For the past 3 and a half years running has been central to my existence. It pulled me out of the post-baby, career-on-hold deadspace and gave me purpose. Now that I've entered a new phase - kids in school, new career on track - I may have to look at running a bit differently. Not that I would stop. I wouldn't do that. It remains crucial to me - the physical and psychological benefits are too enormous. But I may have to accept that there are other limitations to training than physical ones - such as time.

To top everything off - the reason I have time to post today is that I'm in bed with flu (and a laptop). It was going to happen I guess and here it is. Hopefully I'll get it all over with before Christmas and my skiing holiday. I'm going to be missing a few days running but given that I've been fairly diligent with the Pfitz plan till last week I think I can afford it while dropping into Hal Higdon. I think. I hope. We'll see...

Finally - there's a discussion going on at What's a few miles between friends regarding running a joint marathon next year? Any ideas? Any contributions? Head on over and let us know.

Finally finally - inspired by Chris we've elfed ourselves as well - check us out !

Friday, December 07, 2007

btw

Don't you just love that poll? I just discovered it when I tried to add a PDF to my post.. BTW - just to be clear I am DEFINITELY running and training for the marathon - just not quite sure how.

A great and inspirational fellow blogger, Drusy, just found out she's running it as well so it's going to be such fun to meet up with her at some point. I'm hoping to be able to do a training run with her in London at some point. This is her now - above - with a new(ish) haircut and what looks like a shed growing out of her head!

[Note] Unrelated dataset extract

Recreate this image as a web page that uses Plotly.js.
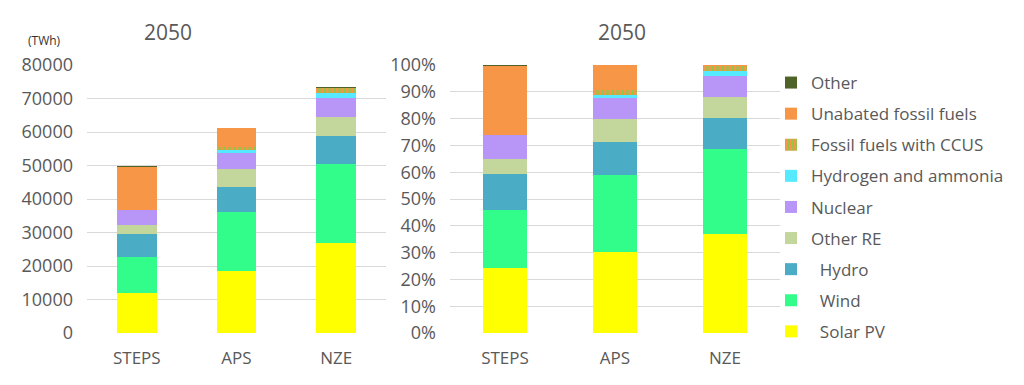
<!DOCTYPE html>
<html>
<head>
<meta charset="utf-8">
<script src="https://cdn.plot.ly/plotly-3.0.1.min.js"></script>
<style>html,body{margin:0;padding:0;background:#fff;}#chart{width:1024px;height:385px;}</style>
</head>
<body>
<div id="chart"></div>
<script>
// ---- Data (TWh, 2050) ----
const categories = ['STEPS', 'APS', 'NZE'];
const solarPV   = [12000, 18600, 27000];
const wind      = [10800, 17500, 23450];
const hydro     = [6750, 7600, 8350];
const otherRE   = [2800, 5150, 5700];
const nuclear   = [4400, 4950, 5750];
const hydrogen  = [50, 700, 1500];
const ccus      = [50, 1100, 1300];
const unabated  = [12850, 5600, 200];
const other     = [100, 100, 100];

const seriesNames = ['\u00a0\u00a0Solar PV', '\u00a0\u00a0Wind', '\u00a0\u00a0Hydro', 'Other RE', 'Nuclear',
  'Hydrogen and ammonia', 'Fossil fuels with CCUS', 'Unabated fossil fuels', 'Other'];
const seriesValues = [solarPV, wind, hydro, otherRE, nuclear, hydrogen, ccus, unabated, other];
const seriesColors = ['#ffff00', '#33fd8a', '#4bacc6', '#c3d69b', '#b796f8',
  '#55eaff', '#f79646', '#f79646', '#4f6228'];

const totals = categories.map((c, i) => seriesValues.reduce((s, arr) => s + arr[i], 0));

const traces = [];
seriesValues.forEach((vals, k) => {
  const marker = {color: seriesColors[k], line: {width: 0}};
  if (k === 6) {
    marker.pattern = {shape: '|', fgcolor: '#8cc84b', bgcolor: '#f79646', size: 5, solidity: 0.45};
  }
  traces.push({
    type: 'bar', x: categories, y: vals, name: seriesNames[k],
    marker: marker, xaxis: 'x', yaxis: 'y',
    legendgroup: 'g' + k, legendrank: 1000 - k, showlegend: true, hoverinfo: 'y+name'
  });
  traces.push({
    type: 'bar', x: categories, y: vals.map((v, i) => v / totals[i] * 100), name: seriesNames[k],
    marker: marker, xaxis: 'x2', yaxis: 'y2',
    legendgroup: 'g' + k, legendrank: 1000 - k, showlegend: false, hoverinfo: 'y+name'
  });
});

const txt = '#595959';
const fontFam = '"Open Sans", "Noto Sans", sans-serif';
const H = 385, W = 1024;

const layout = {
  width: W, height: H,
  margin: {l: 0, r: 0, t: 0, b: 0},
  paper_bgcolor: '#fff', plot_bgcolor: '#fff',
  barmode: 'stack', bargap: 0.6,
  font: {family: fontFam, color: txt, size: 16},
  showlegend: true,
  legend: {
    x: 771 / W, y: (H - 65) / H, xanchor: 'left', yanchor: 'top',
    traceorder: 'grouped', tracegroupgap: 6,
    font: {family: fontFam, size: 17, color: txt},
    bgcolor: 'rgba(0,0,0,0)'
  },
  xaxis: {
    domain: [87 / W, 386 / W], anchor: 'y',
    showgrid: false, zeroline: false, showline: false, ticks: '',
    tickfont: {size: 17, color: txt}, ticklabelstandoff: 13
  },
  yaxis: {
    domain: [52 / H, 320 / H], anchor: 'x',
    range: [0, 80000], dtick: 10000, tickformat: 'd',
    showgrid: true, gridcolor: '#d9d9d9', gridwidth: 1,
    zeroline: false, showline: false, ticks: '',
    tickfont: {size: 18, color: txt}, ticklabelstandoff: 13
  },
  xaxis2: {
    domain: [450 / W, 780 / W], anchor: 'y2',
    showgrid: false, zeroline: false, showline: false, ticks: '',
    tickfont: {size: 17, color: txt}, ticklabelstandoff: 13
  },
  yaxis2: {
    domain: [52 / H, 320 / H], anchor: 'x2',
    range: [0, 100], dtick: 10, ticksuffix: '%',
    showgrid: true, gridcolor: '#d9d9d9', gridwidth: 1,
    zeroline: false, showline: false, ticks: '',
    tickfont: {size: 18, color: txt}, ticklabelstandoff: 13
  },
  annotations: [
    {text: '2050', xref: 'paper', yref: 'paper', x: 168 / W, y: (H - 32) / H,
     xanchor: 'center', yanchor: 'middle', showarrow: false, font: {size: 21, color: txt}},
    {text: '2050', xref: 'paper', yref: 'paper', x: 622 / W, y: (H - 32) / H,
     xanchor: 'center', yanchor: 'middle', showarrow: false, font: {size: 21, color: txt}},
    {text: '(TWh)', xref: 'paper', yref: 'paper', x: 44 / W, y: (H - 40) / H,
     xanchor: 'center', yanchor: 'middle', showarrow: false, font: {size: 12, color: '#333'}}
  ]
};

Plotly.newPlot('chart', traces, layout, {displayModeBar: false, staticPlot: true});
</script>
</body>
</html>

I hope she can get rid of that before the race - it's bound to slow her down..

Help!

Well - I'm not quite sure how to say this but I'm not sure I can do this. What? Train for a marathon? Sure. Aim for around the 4 hour mark? Not quite sure, but there is some confidence. Follow the Pfitz plan for 18 weeks? That would be the one I'm not quite sure of.

Why? Well the immediate reason I'm doubting myself is that I went out for 13 this morning and managed 6. After my first week at work, a hard crosstraining session, a 10 miler on the treadmill (which I completed despite chafing which started at 3M and got pretty ugly by 6M) and a 5 miler after work before the supermarket shop yesterday, today's run was just too much. I was bushed! And - of course - I started to doubt the schedule? Should I? Or should I, just 2 weeks into it, just chalk it up to tiredness and overextending myself and try again tomorrow. I'm just not sure.

On the one hand I think that the Pfitz schedule is going to require a lot of time investment - time is something I do not have an overabundance of.. On the other hand I feel weak a) for stopping today and b) for contemplating changing horses so soon into it. The thing that makes me consider changing horses is the fact that I got started early - I could still, for example, jump into another schedule without really missing anything. So what do I do?

The final thing is that I found a schedule for a sub 4 hr marathon on the Runnerworld UK website which is just a bit less intense that what the Pfitz suggests. It is a 16 week program that builds up a bit more slowly and just generally seems more manageable. Flip side could be that it might not get me as fit as the Pfitz might. If I can do the Pfitz. Hrmmmm.

For those of you schedule nuts, I've pdf-ed the Runnersworld schedule and am going to see whether I can attach it to this post somehow. Otherwise if you would be willing to cast your eye over it I would be delighted to e-mail it to you.

I feel like such an idiot! Anyway. Once again - let me have your thoughts!